PIBI GALLERY presents
PENTAGON, the solo exhibition of Dongi Lee from May 27th to July 17th. This is
the artist’s third show with PIBI, preceded by the first in 2018, Dongi Lee:
2015 – 2018, and the 2019 Dongi Lee, 1993 - 2014: Back to the Future.
Lee’s works can be broadly
divided into six series, of which this exhibition has been curated focusing on
his eclecticism series that reveal cultural phenomena and aspects of modern
society of today through the methods of colliding and overlapping. The exhibition
will introduce Pentagon, a gigantic painting of ten meters long and 2.4 meters
high, along with other new paintings, as well as take a closer look at his
major eclecticism works. Furthermore, a new book that talks about Lee’s
eclecticism series is due to be released with the show, following DONGI LEE,
Conversation with Art Critic Ryu Byeonghak that was published in 2019 by PIBI
GALLERY.
Lee Dongi is the first
generation of artists who applied images of cartoons to Korean contemporary
art. He began in the early 1990s, a time when the Korean art scene witnessed
experimentation of art formats and dramatic changes to the medium environment,
with paintings of Atomaus, a character he created in 1993 by combing images of
the Japanese Astro Boy and the American Mickey Mouse. Coming into the 2000s
when mass media and consumerism was growing at a rapid pace, he continued his
artistic path creating original sub-characters such as Mictom, Nero, Doggy Dog,
A-Man, Box Robot, and Dr. Froid, etc.
Lee’s works can be viewed
under six broad categories: Eclecticism, a mixture of subculture-infused
elements – consisting of words and images taken from the internet, newspaper,
magazines, etc. – both familiar and strange that suggest diverse double meanings;
the character Atomaus, that has become segmented and transformed through an
obsessive self-emulation; Double vision, in which an Abstract painting and Atomaus are both
expressed on a single canvas divided into two; Abstract painting, filled with
expressionism elements; Soap opera, which transfer into drawings captured
scenes from Korean dramas aired overseas; and Comics, drawings of a specific
zoomed-in part of a comic book page.
Though Lee’s paintings adopt
and edit images that visually represent the perceived contemporary world, they
do not hold in them a specific narrative, and no relational understanding
exists between each of the elements present. The inundation of visual images
from the multi-media and digital mediums of today and stimulations from society
become layered or juxtaposed meaninglessly with the landscape of everyday life.

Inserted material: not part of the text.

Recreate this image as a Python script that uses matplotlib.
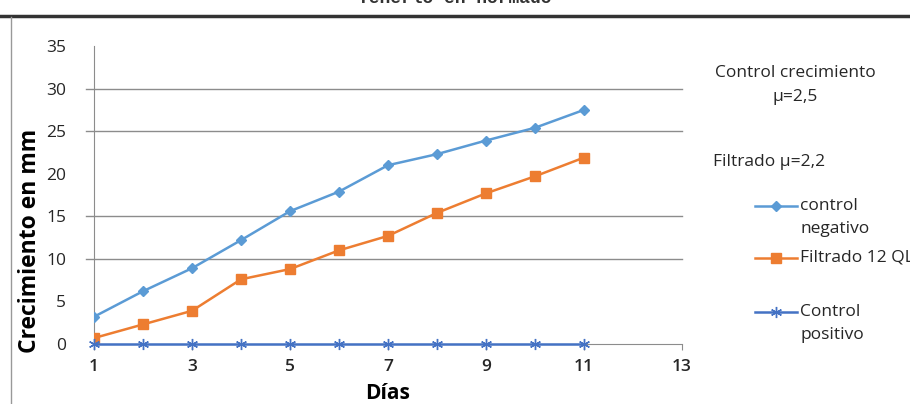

Among Lee’s works, those that best represent such qualities are the layered
paintings in his eclecticism series. “Layered” here is defined as images of
different nature being overlapped and accumulated on the same screen, a method
that the artist has used to consistently build the series since 2010. Through
the combining of mass consumer culture and subculture to give a
multi-dimensional interpretation, the eclecticism series uses colliding and
overlapping as a way to reveal the cultural phenomena and the cross-section of
modern society of today.
Lee was always specially
drawn to readily consumed and widely distributed images within popular culture,
and blatantly used such mundane forms of modern society to outwardly show his
artwork is based on it. But rather than simply bringing visual images of pop
culture into the realm of art indiscriminately, he uses them in his attempts to
address the influence and effects popular cultures has on society and
contemplate how to interlink the many contact points of arts and visual
culture.
Lee’s first exhibition with
PIBI GALLERY in 2018 was centered on eclecticism and abstract paintings, two
bodies of work of the artist that were prominent during a certain time period.
His second show, Dongi Lee: Back to the Future, was about revisiting his early
works that led to the birth of Korean pop art in the early 1990s, a period when
the Korean art scene witnessed experimentation of art formats and dramatic
changes to the medium environment, going over the attitude and methods that
form the basis of his works. Going through his work from in and around 1993 to
2014, the show attempted to look over the Korean contemporary art environment
that brought about its version of pop art and gauge the status and role of
Korea’s first generation pop artist.
PIBI GALLERY intends a much more in-depth inspection of Lee’s artistic world for his third exhibition PENTAGON, focusing, among his many series, on eclecticism in terms of its importance and many complex layers. The paintings of this series have Lee’s diverse characters and vast amount of collected resource images coming together in unorganized tangles to present a screen that seems severed but humorous at the same time, offering a multi-angle viewpoint that seeks out the past, present, and future. PENTAGON hence will be a meaningful opportunity to observe and understand such characters and their variations with a much more in-depth way than one would have otherwise.